Event #4: Most people quit after a few hurdles. I have never been one of those people. I bulldozed on through, even to my own detriment. One evening, I was by myself with nothing pressing going on. I decided to go work in my barn. I thought I really should nail up some more boards that I had gotten from my friend. (Refer back to Event #1). Since I was by myself. I would clamp the boards up, drill a hole and nail up the boards. This was going great…until it wasn’t. One particular board wanted to be feisty and non-compliant. As I was nailing it in, one clamp let go and the board rolled off. I tried to stop it and immediately regretted not letting my hired hand take out the nails from lumber in Event #1. One of the old nails in the lumber snagged my thumb and ripped it open. I had to go to the emergency room for nine stitches.
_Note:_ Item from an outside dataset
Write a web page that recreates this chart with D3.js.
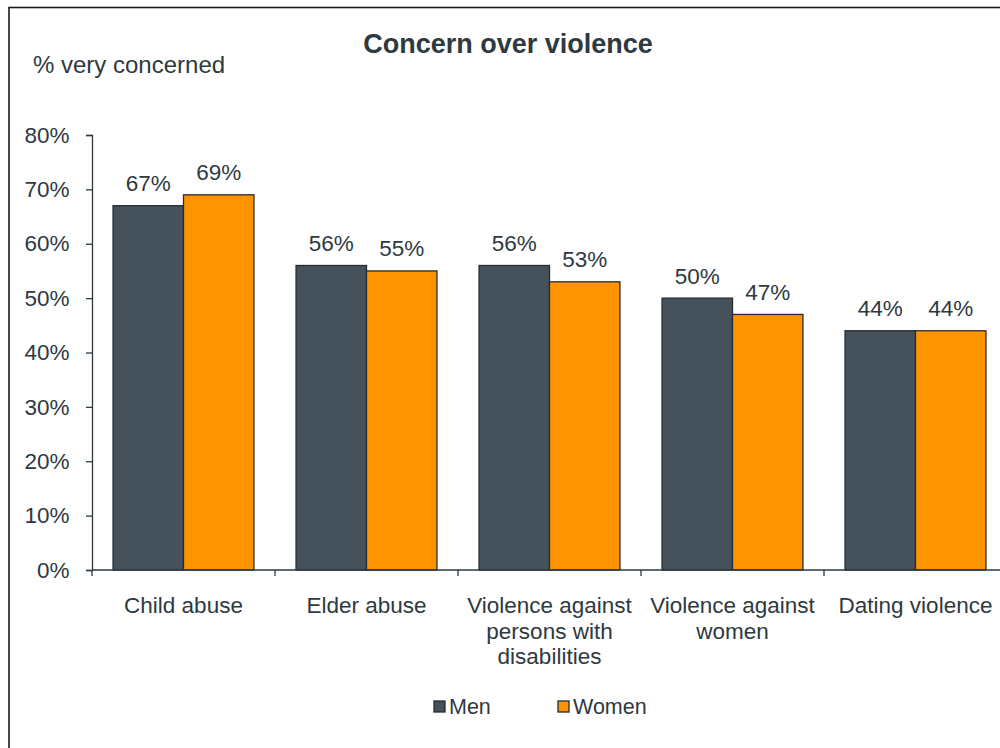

I decided that was a good time to quit. Needless to say, I was finally ready to go to Kansas. I was in bad shape and in desperate need of rest and recuperation. I rolled into Amy’s parents house about 1 a.m. and she was overjoyed to see me. Although, she wanted to murder me earlier in the night because of the mild half truth I had led her to believe. But we don’t have time for that in this post. The next day, I shared all of my tales that I had gone through to get there. Later that night right before we went to bed, on September 1st, 2008, I got down on one knee to ask Amy to be my wife. Now you know why I was so anxious to get to Kansas with all that I had going on. You see, I was building something else, a mega marriage!!! I knew I wanted her by my side for the rest of my life. Plus she was a nurse, I figured that might come in handy!!! A bad week turned into something beautiful. All the pain I experienced at my own hand was quickly forgotten when she said “Yes!” Almost 10 years now, and I still surprise her with how quickly I turn any situation into an unsafe work environment.
Grace and Peace to you as see the beauty in the pain. Hold on it’s not the end. You never know what is around the next turn. I hope you have enjoyed my tale of woe!!